→ What to produce
Take the lines of the data below from the very first through the line containing "0.4922, 0.4984, 0.5141];" and output them exactly, pictures excluded.

##### Supplied information #####

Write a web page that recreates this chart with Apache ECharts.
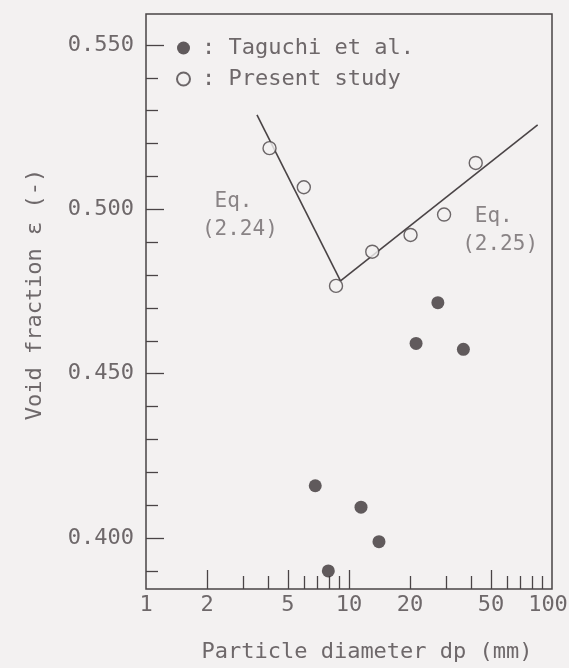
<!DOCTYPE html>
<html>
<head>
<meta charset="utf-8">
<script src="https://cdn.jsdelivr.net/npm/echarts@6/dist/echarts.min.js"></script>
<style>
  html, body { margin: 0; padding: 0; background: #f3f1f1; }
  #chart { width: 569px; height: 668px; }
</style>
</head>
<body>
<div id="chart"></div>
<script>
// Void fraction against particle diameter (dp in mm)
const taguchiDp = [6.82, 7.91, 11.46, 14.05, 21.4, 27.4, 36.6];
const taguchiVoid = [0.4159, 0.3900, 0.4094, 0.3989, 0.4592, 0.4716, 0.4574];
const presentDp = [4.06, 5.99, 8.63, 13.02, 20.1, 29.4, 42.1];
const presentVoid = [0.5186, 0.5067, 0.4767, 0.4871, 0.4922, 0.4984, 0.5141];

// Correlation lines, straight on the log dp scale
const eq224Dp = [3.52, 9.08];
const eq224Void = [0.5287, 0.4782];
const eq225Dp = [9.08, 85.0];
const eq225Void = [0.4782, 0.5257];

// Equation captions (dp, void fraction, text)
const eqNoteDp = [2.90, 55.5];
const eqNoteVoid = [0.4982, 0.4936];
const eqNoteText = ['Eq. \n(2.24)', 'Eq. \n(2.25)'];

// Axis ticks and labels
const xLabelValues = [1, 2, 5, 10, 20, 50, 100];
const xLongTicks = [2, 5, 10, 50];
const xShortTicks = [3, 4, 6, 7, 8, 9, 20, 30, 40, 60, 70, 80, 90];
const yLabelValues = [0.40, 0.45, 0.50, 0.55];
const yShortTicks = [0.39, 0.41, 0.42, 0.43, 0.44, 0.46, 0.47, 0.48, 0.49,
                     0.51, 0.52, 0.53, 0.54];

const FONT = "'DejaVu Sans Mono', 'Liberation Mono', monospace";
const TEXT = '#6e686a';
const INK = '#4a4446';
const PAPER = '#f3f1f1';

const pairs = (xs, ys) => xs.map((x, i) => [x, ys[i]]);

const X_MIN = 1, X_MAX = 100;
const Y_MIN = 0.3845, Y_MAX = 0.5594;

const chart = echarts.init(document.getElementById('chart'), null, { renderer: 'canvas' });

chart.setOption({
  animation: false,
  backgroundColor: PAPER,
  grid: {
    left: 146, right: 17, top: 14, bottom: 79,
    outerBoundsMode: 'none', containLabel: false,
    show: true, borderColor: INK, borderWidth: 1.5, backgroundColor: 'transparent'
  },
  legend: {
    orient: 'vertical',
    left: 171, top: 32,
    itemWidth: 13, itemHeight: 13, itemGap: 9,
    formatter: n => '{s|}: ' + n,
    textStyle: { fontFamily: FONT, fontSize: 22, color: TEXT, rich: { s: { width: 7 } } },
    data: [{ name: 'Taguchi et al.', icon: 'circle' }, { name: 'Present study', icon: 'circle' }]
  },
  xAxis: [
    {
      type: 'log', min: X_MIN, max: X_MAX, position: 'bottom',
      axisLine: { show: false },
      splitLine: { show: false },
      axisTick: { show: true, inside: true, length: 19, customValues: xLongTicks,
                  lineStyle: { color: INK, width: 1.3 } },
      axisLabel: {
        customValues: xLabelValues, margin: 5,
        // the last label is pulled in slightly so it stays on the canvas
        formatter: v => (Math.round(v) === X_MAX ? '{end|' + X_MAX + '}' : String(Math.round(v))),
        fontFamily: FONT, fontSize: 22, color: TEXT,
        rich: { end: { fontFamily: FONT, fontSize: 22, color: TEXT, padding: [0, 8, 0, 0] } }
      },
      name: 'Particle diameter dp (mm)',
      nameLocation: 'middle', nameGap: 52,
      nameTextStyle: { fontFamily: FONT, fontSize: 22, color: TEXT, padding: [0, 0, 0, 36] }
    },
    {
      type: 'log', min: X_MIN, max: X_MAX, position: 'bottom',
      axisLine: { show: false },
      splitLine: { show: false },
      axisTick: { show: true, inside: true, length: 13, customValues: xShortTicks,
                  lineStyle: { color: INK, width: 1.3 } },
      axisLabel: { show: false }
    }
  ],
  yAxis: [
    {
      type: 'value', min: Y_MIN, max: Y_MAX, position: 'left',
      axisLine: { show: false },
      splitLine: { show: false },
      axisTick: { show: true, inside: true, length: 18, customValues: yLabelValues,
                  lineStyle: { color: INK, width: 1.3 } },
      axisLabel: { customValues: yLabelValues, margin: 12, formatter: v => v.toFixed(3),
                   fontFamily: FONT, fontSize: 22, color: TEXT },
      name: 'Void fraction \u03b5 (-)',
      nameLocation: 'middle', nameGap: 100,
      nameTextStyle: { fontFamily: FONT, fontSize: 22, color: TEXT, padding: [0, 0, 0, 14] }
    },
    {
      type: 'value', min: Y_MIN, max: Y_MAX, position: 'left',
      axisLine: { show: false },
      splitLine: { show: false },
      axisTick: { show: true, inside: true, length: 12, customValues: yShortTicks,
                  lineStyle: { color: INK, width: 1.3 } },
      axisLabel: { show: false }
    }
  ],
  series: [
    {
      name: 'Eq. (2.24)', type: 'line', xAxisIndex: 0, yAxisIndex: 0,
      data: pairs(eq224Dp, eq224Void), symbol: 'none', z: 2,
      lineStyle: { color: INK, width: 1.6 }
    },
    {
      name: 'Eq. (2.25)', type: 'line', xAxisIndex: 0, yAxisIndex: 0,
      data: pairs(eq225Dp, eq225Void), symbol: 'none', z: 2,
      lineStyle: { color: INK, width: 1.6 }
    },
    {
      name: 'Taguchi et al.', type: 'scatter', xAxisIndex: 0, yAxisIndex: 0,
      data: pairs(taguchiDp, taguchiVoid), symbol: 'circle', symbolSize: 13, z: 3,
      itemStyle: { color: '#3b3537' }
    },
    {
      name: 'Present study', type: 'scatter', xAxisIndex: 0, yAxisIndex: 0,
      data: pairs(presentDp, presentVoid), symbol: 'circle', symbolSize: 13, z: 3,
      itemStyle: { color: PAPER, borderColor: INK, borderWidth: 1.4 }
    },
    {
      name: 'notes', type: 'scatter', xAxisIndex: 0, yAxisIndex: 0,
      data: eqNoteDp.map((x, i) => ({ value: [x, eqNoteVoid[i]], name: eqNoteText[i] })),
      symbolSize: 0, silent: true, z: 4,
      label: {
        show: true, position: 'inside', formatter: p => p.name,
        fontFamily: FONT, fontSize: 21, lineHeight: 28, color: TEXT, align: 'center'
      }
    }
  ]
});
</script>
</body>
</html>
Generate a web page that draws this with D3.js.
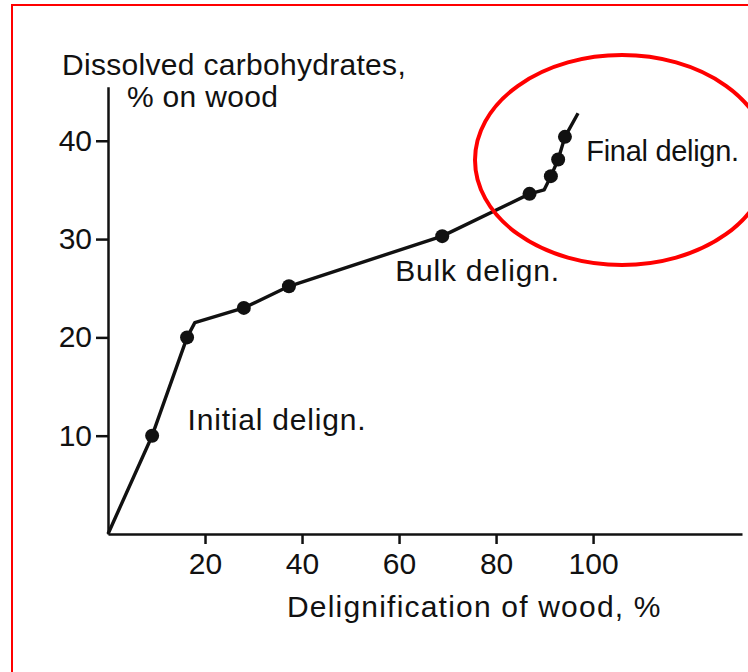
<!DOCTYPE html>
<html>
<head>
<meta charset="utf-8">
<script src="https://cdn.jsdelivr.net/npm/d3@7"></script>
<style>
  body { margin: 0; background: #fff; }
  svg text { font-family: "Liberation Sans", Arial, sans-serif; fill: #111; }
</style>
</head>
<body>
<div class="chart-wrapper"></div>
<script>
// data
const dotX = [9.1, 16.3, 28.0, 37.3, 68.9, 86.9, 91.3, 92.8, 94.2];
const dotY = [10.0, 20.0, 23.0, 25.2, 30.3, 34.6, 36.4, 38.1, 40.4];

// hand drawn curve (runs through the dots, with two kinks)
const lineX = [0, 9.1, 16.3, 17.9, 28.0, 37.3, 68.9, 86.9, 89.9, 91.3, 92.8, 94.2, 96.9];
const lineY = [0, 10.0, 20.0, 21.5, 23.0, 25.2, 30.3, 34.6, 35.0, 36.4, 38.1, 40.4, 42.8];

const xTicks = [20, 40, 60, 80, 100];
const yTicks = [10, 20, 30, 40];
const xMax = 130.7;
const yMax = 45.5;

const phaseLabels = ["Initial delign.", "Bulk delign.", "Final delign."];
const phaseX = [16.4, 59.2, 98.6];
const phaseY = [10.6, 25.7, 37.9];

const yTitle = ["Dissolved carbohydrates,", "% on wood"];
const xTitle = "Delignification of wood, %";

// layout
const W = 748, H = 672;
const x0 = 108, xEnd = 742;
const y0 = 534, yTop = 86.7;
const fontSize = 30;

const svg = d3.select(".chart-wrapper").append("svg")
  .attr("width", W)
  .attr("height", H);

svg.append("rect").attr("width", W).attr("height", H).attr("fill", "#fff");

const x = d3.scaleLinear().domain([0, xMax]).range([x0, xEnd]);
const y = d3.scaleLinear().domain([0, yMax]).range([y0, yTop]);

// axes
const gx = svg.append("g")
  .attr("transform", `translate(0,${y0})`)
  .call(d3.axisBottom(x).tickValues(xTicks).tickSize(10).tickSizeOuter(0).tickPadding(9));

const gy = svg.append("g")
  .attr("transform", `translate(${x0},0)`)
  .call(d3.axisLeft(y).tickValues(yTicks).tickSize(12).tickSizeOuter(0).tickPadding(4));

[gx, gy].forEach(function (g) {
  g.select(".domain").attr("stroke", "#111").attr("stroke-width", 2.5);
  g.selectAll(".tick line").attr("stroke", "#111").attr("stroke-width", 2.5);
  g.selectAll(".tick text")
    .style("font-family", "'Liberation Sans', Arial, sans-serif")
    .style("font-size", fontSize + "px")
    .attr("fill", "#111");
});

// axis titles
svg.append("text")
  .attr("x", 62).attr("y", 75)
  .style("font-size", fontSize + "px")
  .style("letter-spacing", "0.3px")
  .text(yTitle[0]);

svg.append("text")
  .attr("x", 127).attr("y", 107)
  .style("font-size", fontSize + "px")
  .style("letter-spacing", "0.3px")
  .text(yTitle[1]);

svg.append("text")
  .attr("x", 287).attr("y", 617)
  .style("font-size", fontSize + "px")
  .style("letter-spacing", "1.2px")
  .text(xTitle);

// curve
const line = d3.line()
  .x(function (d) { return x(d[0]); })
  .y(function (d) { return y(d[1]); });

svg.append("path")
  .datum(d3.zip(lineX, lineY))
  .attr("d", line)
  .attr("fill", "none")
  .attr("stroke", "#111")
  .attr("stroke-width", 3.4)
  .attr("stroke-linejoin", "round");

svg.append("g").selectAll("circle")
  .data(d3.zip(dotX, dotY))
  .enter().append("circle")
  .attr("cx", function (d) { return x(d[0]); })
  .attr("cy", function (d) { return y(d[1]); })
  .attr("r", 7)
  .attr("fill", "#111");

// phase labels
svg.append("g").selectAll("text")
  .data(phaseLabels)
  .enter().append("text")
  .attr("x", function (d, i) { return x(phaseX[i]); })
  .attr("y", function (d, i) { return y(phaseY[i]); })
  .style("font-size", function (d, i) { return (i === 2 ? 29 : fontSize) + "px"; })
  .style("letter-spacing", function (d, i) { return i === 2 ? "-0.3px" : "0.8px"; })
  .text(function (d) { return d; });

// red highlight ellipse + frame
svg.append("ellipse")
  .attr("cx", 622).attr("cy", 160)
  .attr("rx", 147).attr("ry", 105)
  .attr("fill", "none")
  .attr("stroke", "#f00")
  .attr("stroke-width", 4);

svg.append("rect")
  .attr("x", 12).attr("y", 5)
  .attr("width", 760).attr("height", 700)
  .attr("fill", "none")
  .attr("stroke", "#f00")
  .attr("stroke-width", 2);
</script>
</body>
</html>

#####

→ Reply to the task
Write a web page that recreates this chart with Apache ECharts.
<!DOCTYPE html>
<html>
<head>
<meta charset="utf-8">
<script src="https://cdn.jsdelivr.net/npm/echarts@6/dist/echarts.min.js"></script>
<style>
  html, body { margin: 0; padding: 0; background: #f3f1f1; }
  #chart { width: 569px; height: 668px; }
</style>
</head>
<body>
<div id="chart"></div>
<script>
// Void fraction against particle diameter (dp in mm)
const taguchiDp = [6.82, 7.91, 11.46, 14.05, 21.4, 27.4, 36.6];
const taguchiVoid = [0.4159, 0.3900, 0.4094, 0.3989, 0.4592, 0.4716, 0.4574];
const presentDp = [4.06, 5.99, 8.63, 13.02, 20.1, 29.4, 42.1];
const presentVoid = [0.5186, 0.5067, 0.4767, 0.4871, 0.4922, 0.4984, 0.5141];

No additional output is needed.